Problem to solve> Return the records that follow unaltered. Omit every picture.
+===+
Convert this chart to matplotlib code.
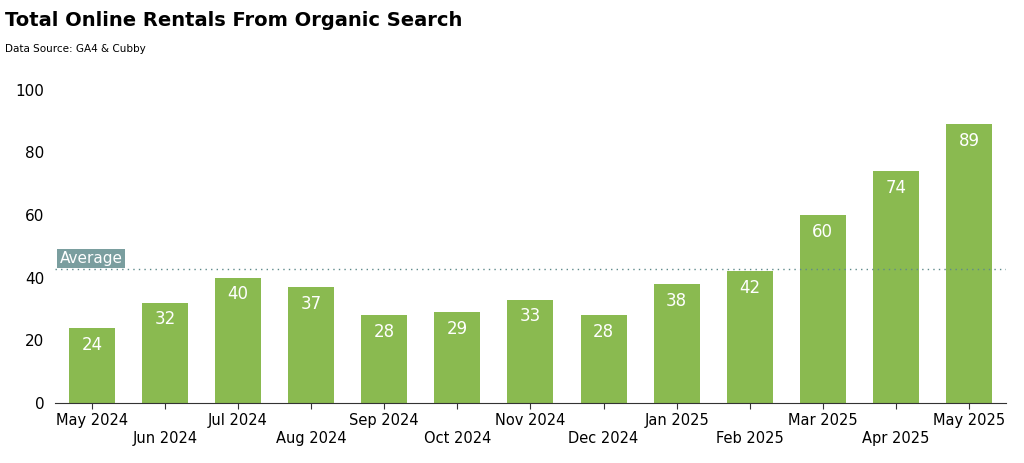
import matplotlib
matplotlib.use("Agg")
import matplotlib.pyplot as plt
import numpy as np

months = ["May 2024","Jun 2024","Jul 2024","Aug 2024","Sep 2024","Oct 2024","Nov 2024",
          "Dec 2024","Jan 2025","Feb 2025","Mar 2025","Apr 2025","May 2025"]
rentals = [24,32,40,37,28,29,33,28,38,42,60,74,89]
yticks = [0,20,40,60,80,100]

fig = plt.figure(figsize=(10.24,4.63), dpi=100)
ax = fig.add_axes([0.054, 0.13, 0.928, 0.676])
x = np.arange(len(months))
ax.bar(x, rentals, width=0.63, color="#8aba50")
for xi, v in zip(x, rentals):
    ax.text(xi, v-2.5, str(v), ha="center", va="top", color="white", fontsize=12)
avg = float(np.mean(rentals))
ax.axhline(avg, color="#5f8a8b", linestyle=(0,(1,3)), linewidth=1)
ax.text(-0.44, avg+3.5, "Average", color="white", fontsize=11, va="center", ha="left",
        bbox=dict(boxstyle="square,pad=0.15", fc="#7a9e9f", ec="none"))
ax.set_xlim(-0.5, 12.5)
ax.set_ylim(0, 100)
ax.set_yticks(yticks)
ax.set_xticks(x)
ax.set_xticklabels([m if i % 2 == 0 else "\n" + m for i, m in enumerate(months)], fontsize=10.5)
ax.tick_params(axis="y", length=0, labelsize=11, pad=8)
ax.tick_params(axis="x", length=4, color="#333333")
for s in ["top","right","left"]:
    ax.spines[s].set_visible(False)
ax.spines["bottom"].set_color("#333333")
fig.text(0.005, 0.955, "Total Online Rentals From Organic Search", fontsize=14, fontweight="bold", va="center")
fig.text(0.005, 0.895, "Data Source: GA4 & Cubby", fontsize=7.5, va="center")
fig.savefig("out.png", dpi=100)
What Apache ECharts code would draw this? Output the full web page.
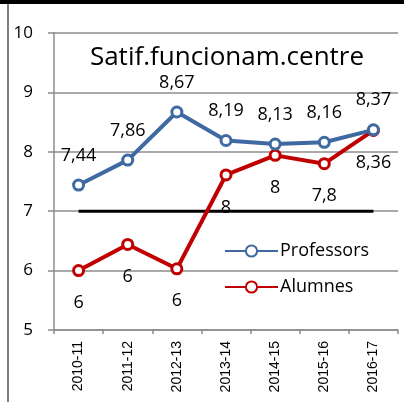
<!DOCTYPE html>
<html>
<head>
<meta charset="utf-8">
<script src="https://cdn.jsdelivr.net/npm/echarts@6/dist/echarts.min.js"></script>
<style>
    html, body { margin: 0; padding: 0; background: #fff; }
    #frame { position: relative; width: 404px; height: 402px; overflow: hidden; }
    #topbar { position: absolute; left: 0; top: 0; width: 404px; height: 4px; background: #000; }
    #leftline { position: absolute; left: 7px; top: 4px; width: 2px; height: 398px; background: #7f7f7f; }
    #chart { position: absolute; left: 0; top: 0; width: 404px; height: 402px; }
</style>
</head>
<body>
<div id="frame">
    <div id="chart"></div>
    <div id="topbar"></div>
    <div id="leftline"></div>
</div>
<script>
    // dades del gràfic
    var cursos = ['2010-11', '2011-12', '2012-13', '2013-14', '2014-15', '2015-16', '2016-17'];
    var professors = [7.44, 7.86, 8.67, 8.19, 8.13, 8.16, 8.37];
    var alumnes = [6.0, 6.44, 6.03, 7.61, 7.94, 7.8, 8.36];
    // etiquetes tal com surten al gràfic original
    var etiquetesProfessors = ['7,44', '7,86', '8,67', '8,19', '8,13', '8,16', '8,37'];
    var etiquetesAlumnes = ['6', '6', '6', '8', '8', '7,8', '8,36'];
    var referencia = [7, 7, 7, 7, 7, 7, 7];
    var eixY = [5, 6, 7, 8, 9, 10];

    var chart = echarts.init(document.getElementById('chart'));

    var font = 'Open Sans';
    var blau = '#3f69a1';
    var vermell = '#c00000';

    var option = {
        animation: false,
        title: {
            text: 'Satif.funcionam.centre',
            left: 222,
            top: 40,
            textAlign: 'center',
            textStyle: { fontFamily: font, fontSize: 26, fontWeight: 'normal', color: '#000' }
        },
        legend: {
            orient: 'vertical',
            left: 219,
            top: 236,
            itemWidth: 53,
            itemHeight: 14,
            itemGap: 16,
            data: ['Professors', 'Alumnes'],
            textStyle: { fontFamily: font, fontSize: 18, color: '#000', lineHeight: 20, padding: [0, 0, 0, -3] }
        },
        grid: { left: 54, right: 6, top: 33, bottom: 72 },
        xAxis: {
            type: 'category',
            data: cursos,
            boundaryGap: true,
            axisLine: { lineStyle: { color: '#8c8c8c', width: 1.5 } },
            axisTick: { show: true, length: 4, lineStyle: { color: '#8c8c8c', width: 1.5 } },
            axisLabel: { rotate: 90, margin: 11, fontFamily: 'Liberation Sans', fontSize: 14, color: '#000' }
        },
        yAxis: {
            type: 'value',
            min: eixY[0],
            max: eixY[eixY.length - 1],
            interval: 1,
            axisLine: { show: true, lineStyle: { color: '#8c8c8c', width: 1.5 } },
            axisTick: { show: true, length: 6, lineStyle: { color: '#8c8c8c', width: 1.5 } },
            axisLabel: { margin: 21, fontFamily: font, fontSize: 17, color: '#000' },
            splitLine: { lineStyle: { color: '#8c8c8c', width: 1.5 } }
        },
        series: [
            {
                name: 'Ref',
                type: 'line',
                data: referencia,
                symbol: 'none',
                lineStyle: { color: '#000', width: 3 },
                silent: true,
                z: 1
            },
            {
                name: 'Professors',
                type: 'line',
                data: professors,
                symbol: 'circle',
                symbolSize: 10,
                itemStyle: { color: '#fff', borderColor: blau, borderWidth: 3 },
                lineStyle: { color: blau, width: 4 },
                label: {
                    show: true,
                    position: 'top',
                    distance: 14,
                    fontFamily: font,
                    fontSize: 18,
                    color: '#000',
                    formatter: function (p) { return etiquetesProfessors[p.dataIndex]; }
                },
                z: 3
            },
            {
                name: 'Alumnes',
                type: 'line',
                data: alumnes,
                symbol: 'circle',
                symbolSize: 10,
                itemStyle: { color: '#fff', borderColor: vermell, borderWidth: 3 },
                lineStyle: { color: vermell, width: 4 },
                label: {
                    show: true,
                    position: 'bottom',
                    distance: 17,
                    fontFamily: font,
                    fontSize: 18,
                    color: '#000',
                    formatter: function (p) { return etiquetesAlumnes[p.dataIndex]; }
                },
                z: 2
            }
        ]
    };

    chart.setOption(option);
</script>
</body>
</html>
+===+
Exercise output>
Convert this chart to matplotlib code.
import matplotlib
matplotlib.use("Agg")
import matplotlib.pyplot as plt
import numpy as np

months = ["May 2024","Jun 2024","Jul 2024","Aug 2024","Sep 2024","Oct 2024","Nov 2024",
          "Dec 2024","Jan 2025","Feb 2025","Mar 2025","Apr 2025","May 2025"]
rentals = [24,32,40,37,28,29,33,28,38,42,60,74,89]
yticks = [0,20,40,60,80,100]

fig = plt.figure(figsize=(10.24,4.63), dpi=100)
ax = fig.add_axes([0.054, 0.13, 0.928, 0.676])
x = np.arange(len(months))
ax.bar(x, rentals, width=0.63, color="#8aba50")
for xi, v in zip(x, rentals):
    ax.text(xi, v-2.5, str(v), ha="center", va="top", color="white", fontsize=12)
avg = float(np.mean(rentals))
ax.axhline(avg, color="#5f8a8b", linestyle=(0,(1,3)), linewidth=1)
ax.text(-0.44, avg+3.5, "Average", color="white", fontsize=11, va="center", ha="left",
        bbox=dict(boxstyle="square,pad=0.15", fc="#7a9e9f", ec="none"))
ax.set_xlim(-0.5, 12.5)
ax.set_ylim(0, 100)
ax.set_yticks(yticks)
ax.set_xticks(x)
ax.set_xticklabels([m if i % 2 == 0 else "\n" + m for i, m in enumerate(months)], fontsize=10.5)
ax.tick_params(axis="y", length=0, labelsize=11, pad=8)
ax.tick_params(axis="x", length=4, color="#333333")
for s in ["top","right","left"]:
    ax.spines[s].set_visible(False)
ax.spines["bottom"].set_color("#333333")
fig.text(0.005, 0.955, "Total Online Rentals From Organic Search", fontsize=14, fontweight="bold", va="center")
fig.text(0.005, 0.895, "Data Source: GA4 & Cubby", fontsize=7.5, va="center")
fig.savefig("out.png", dpi=100)
What Apache ECharts code would draw this? Output the full web page.
<!DOCTYPE html>
<html>
<head>
<meta charset="utf-8">
<script src="https://cdn.jsdelivr.net/npm/echarts@6/dist/echarts.min.js"></script>
<style>
    html, body { margin: 0; padding: 0; background: #fff; }
    #frame { position: relative; width: 404px; height: 402px; overflow: hidden; }
    #topbar { position: absolute; left: 0; top: 0; width: 404px; height: 4px; background: #000; }
    #leftline { position: absolute; left: 7px; top: 4px; width: 2px; height: 398px; background: #7f7f7f; }
    #chart { position: absolute; left: 0; top: 0; width: 404px; height: 402px; }
</style>
</head>
<body>
<div id="frame">
    <div id="chart"></div>
    <div id="topbar"></div>
    <div id="leftline"></div>
</div>
<script>
    // dades del gràfic
    var cursos = ['2010-11', '2011-12', '2012-13', '2013-14', '2014-15', '2015-16', '2016-17'];
    var professors = [7.44, 7.86, 8.67, 8.19, 8.13, 8.16, 8.37];
    var alumnes = [6.0, 6.44, 6.03, 7.61, 7.94, 7.8, 8.36];
    // etiquetes tal com surten al gràfic original
    var etiquetesProfessors = ['7,44', '7,86', '8,67', '8,19', '8,13', '8,16', '8,37'];
    var etiquetesAlumnes = ['6', '6', '6', '8', '8', '7,8', '8,36'];
    var referencia = [7, 7, 7, 7, 7, 7, 7];
    var eixY = [5, 6, 7, 8, 9, 10];

    var chart = echarts.init(document.getElementById('chart'));

    var font = 'Open Sans';
    var blau = '#3f69a1';
    var vermell = '#c00000';

    var option = {
        animation: false,
        title: {
            text: 'Satif.funcionam.centre',
            left: 222,
            top: 40,
            textAlign: 'center',
            textStyle: { fontFamily: font, fontSize: 26, fontWeight: 'normal', color: '#000' }
        },
        legend: {
            orient: 'vertical',
            left: 219,
            top: 236,
            itemWidth: 53,
            itemHeight: 14,
            itemGap: 16,
            data: ['Professors', 'Alumnes'],
            textStyle: { fontFamily: font, fontSize: 18, color: '#000', lineHeight: 20, padding: [0, 0, 0, -3] }
        },
        grid: { left: 54, right: 6, top: 33, bottom: 72 },
        xAxis: {
            type: 'category',
            data: cursos,
            boundaryGap: true,
            axisLine: { lineStyle: { color: '#8c8c8c', width: 1.5 } },
            axisTick: { show: true, length: 4, lineStyle: { color: '#8c8c8c', width: 1.5 } },
            axisLabel: { rotate: 90, margin: 11, fontFamily: 'Liberation Sans', fontSize: 14, color: '#000' }
        },
        yAxis: {
            type: 'value',
            min: eixY[0],
            max: eixY[eixY.length - 1],
            interval: 1,
            axisLine: { show: true, lineStyle: { color: '#8c8c8c', width: 1.5 } },
            axisTick: { show: true, length: 6, lineStyle: { color: '#8c8c8c', width: 1.5 } },
            axisLabel: { margin: 21, fontFamily: font, fontSize: 17, color: '#000' },
            splitLine: { lineStyle: { color: '#8c8c8c', width: 1.5 } }
        },
        series: [
            {
                name: 'Ref',
                type: 'line',
                data: referencia,
                symbol: 'none',
                lineStyle: { color: '#000', width: 3 },
                silent: true,
                z: 1
            },
            {
                name: 'Professors',
                type: 'line',
                data: professors,
                symbol: 'circle',
                symbolSize: 10,
                itemStyle: { color: '#fff', borderColor: blau, borderWidth: 3 },
                lineStyle: { color: blau, width: 4 },
                label: {
                    show: true,
                    position: 'top',
                    distance: 14,
                    fontFamily: font,
                    fontSize: 18,
                    color: '#000',
                    formatter: function (p) { return etiquetesProfessors[p.dataIndex]; }
                },
                z: 3
            },
            {
                name: 'Alumnes',
                type: 'line',
                data: alumnes,
                symbol: 'circle',
                symbolSize: 10,
                itemStyle: { color: '#fff', borderColor: vermell, borderWidth: 3 },
                lineStyle: { color: vermell, width: 4 },
                label: {
                    show: true,
                    position: 'bottom',
                    distance: 17,
                    fontFamily: font,
                    fontSize: 18,
                    color: '#000',
                    formatter: function (p) { return etiquetesAlumnes[p.dataIndex]; }
                },
                z: 2
            }
        ]
    };

    chart.setOption(option);
</script>
</body>
</html>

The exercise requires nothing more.